Borrowing for the Right Purpose Changes the Result
There is no single business loan that fits every need. The purpose of the funds should determine the structure.
If you are buying a ute, truck, trailer, machinery or specialised equipment, asset finance can spread the cost over a term that reflects the asset's working life. That protects working capital and lets the new asset contribute to its own repayments.
If the business is waiting 30, 60 or 90 days for invoices to be paid, a working capital facility may be more appropriate than a long-term loan. If you are purchasing a warehouse, office or investment property, commercial property finance may provide a longer term and lower monthly repayment profile, subject to equity and security.
Using short-term unsecured debt to fund a long-life asset can put unnecessary pressure on cash flow. Equally, tying up property security for a short stock purchase may be more than the deal requires. Good finance is not just about getting approved. It is about making the repayments fit the commercial reality.

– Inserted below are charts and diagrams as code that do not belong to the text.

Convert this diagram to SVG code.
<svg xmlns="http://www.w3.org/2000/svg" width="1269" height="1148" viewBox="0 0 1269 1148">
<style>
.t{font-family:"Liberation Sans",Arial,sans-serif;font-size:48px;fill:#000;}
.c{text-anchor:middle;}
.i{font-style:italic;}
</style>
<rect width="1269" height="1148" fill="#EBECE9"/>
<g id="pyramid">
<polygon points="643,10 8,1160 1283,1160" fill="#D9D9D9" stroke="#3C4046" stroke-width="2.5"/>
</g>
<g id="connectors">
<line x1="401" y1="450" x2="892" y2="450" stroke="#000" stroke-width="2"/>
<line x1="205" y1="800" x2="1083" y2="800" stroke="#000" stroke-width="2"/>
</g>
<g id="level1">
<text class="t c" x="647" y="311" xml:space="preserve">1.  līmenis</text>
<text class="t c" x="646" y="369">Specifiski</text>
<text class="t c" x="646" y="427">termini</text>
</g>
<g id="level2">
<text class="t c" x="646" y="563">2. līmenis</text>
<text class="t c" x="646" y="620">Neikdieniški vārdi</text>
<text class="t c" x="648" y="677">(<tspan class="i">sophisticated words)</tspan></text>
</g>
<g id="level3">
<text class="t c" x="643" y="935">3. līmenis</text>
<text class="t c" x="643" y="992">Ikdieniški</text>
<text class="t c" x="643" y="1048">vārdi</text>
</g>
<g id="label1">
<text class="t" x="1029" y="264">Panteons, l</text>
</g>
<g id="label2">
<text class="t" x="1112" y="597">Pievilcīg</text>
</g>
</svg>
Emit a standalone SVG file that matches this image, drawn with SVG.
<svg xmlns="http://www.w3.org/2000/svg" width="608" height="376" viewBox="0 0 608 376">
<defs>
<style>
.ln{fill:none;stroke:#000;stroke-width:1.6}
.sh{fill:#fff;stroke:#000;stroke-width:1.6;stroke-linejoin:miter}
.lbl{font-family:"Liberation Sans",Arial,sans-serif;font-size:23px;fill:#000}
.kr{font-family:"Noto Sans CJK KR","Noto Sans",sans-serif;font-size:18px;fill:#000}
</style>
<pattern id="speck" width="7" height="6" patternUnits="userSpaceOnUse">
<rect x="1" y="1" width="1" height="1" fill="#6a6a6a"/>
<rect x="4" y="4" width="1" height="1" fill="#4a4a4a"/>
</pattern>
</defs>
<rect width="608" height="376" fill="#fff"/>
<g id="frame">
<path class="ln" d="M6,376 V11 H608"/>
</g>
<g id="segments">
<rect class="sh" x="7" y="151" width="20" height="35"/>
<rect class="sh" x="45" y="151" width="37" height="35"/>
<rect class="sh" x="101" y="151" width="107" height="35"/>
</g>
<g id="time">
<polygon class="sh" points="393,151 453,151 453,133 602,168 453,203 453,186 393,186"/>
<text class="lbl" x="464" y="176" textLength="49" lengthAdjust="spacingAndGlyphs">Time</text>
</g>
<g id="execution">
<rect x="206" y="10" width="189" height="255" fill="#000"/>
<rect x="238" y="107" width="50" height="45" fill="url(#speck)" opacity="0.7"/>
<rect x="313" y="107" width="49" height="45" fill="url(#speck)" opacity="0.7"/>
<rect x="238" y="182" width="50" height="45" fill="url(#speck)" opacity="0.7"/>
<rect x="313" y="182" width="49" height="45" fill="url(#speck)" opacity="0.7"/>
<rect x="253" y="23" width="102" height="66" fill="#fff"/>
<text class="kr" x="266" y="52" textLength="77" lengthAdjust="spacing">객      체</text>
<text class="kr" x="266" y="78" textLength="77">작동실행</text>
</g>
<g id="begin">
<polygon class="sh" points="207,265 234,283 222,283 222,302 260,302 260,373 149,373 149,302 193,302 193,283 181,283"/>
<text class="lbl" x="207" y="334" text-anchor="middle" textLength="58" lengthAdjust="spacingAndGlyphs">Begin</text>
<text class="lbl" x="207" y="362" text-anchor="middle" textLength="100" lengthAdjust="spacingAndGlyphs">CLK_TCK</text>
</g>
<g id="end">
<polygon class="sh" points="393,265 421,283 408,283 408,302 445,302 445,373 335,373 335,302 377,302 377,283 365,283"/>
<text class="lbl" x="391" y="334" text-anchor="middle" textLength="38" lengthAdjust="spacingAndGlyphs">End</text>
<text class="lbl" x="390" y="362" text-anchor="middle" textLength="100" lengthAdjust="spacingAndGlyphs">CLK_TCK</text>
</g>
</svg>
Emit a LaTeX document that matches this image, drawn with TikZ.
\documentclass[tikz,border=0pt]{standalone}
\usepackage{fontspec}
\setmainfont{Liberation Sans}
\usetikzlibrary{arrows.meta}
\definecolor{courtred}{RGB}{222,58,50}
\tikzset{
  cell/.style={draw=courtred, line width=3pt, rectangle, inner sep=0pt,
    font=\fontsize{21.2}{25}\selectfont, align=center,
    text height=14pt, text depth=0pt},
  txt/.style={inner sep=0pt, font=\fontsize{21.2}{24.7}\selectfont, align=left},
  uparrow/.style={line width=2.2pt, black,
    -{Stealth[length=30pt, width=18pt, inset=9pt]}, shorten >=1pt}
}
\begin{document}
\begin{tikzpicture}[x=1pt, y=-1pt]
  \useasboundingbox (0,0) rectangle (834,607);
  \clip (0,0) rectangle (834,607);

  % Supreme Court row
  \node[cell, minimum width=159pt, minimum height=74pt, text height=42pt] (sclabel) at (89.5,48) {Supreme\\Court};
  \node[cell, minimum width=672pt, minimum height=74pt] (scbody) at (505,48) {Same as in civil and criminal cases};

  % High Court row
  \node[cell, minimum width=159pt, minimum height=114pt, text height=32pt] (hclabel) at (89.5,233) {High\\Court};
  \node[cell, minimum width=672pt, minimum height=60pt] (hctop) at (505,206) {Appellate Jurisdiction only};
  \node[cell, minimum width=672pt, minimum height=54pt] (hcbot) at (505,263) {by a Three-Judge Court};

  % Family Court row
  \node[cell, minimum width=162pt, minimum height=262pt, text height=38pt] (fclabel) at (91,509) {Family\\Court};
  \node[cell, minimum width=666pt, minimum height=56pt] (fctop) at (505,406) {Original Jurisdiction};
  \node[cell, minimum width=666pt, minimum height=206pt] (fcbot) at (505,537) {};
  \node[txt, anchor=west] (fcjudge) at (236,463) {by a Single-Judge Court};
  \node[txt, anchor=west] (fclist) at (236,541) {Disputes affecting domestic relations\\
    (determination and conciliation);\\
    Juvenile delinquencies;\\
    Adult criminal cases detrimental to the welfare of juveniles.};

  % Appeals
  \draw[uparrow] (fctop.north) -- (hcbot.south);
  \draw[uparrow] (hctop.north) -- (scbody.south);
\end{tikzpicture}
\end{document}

A Quick Reality Check Before You Apply
Before putting a figure in an application, work through the repayment from the business bank account, not just the projected profit-and-loss statement. Ask what happens if a major customer pays 30 days late, fuel costs rise, a vehicle is off the road or a contract starts later than expected.
Also be precise about what the funds will do. “Growth” is not a lending purpose. “Purchase two refrigerated vans to service a signed delivery contract” is. Lenders back a clear use of funds, particularly when you can show quotes, invoices, contracts, purchase orders or a credible forecast.
Have recent bank statements, financials, BAS, a list of existing liabilities and identification ready. For asset purchases, include the supplier quote and asset details. For property, expect to provide financials, rental information and details of the security. Preparation does not guarantee approval, but it removes avoidable delays.
Why the Highest Limit Is Not Always the Win
A larger facility can feel like progress, but excess debt can reduce your room to move. The best outcome may be a staged facility, a split between asset finance and working capital, or a refinance that lowers monthly outgoings before you fund expansion.
It also pays to protect your personal position. Many SME loans involve director guarantees, particularly where the business is young or borrowing without substantial security. Understand exactly what is being guaranteed, what assets are offered as security and whether there is a more suitable structure available.
A broad lender panel matters here. One lender might favour your turnover, another may prefer the equipment being purchased, while another is better placed to assess a complex credit history. Co-Pilot puts the deal in front of lenders that fit the facts, then pushes hard for an outcome that supports the business rather than simply adding another repayment.
The strongest next move is to work out what the business can repay with confidence, then build the funding around the opportunity in front of you. Capital should give you more control, more capacity and a clearer path to growth - not become the thing holding you back.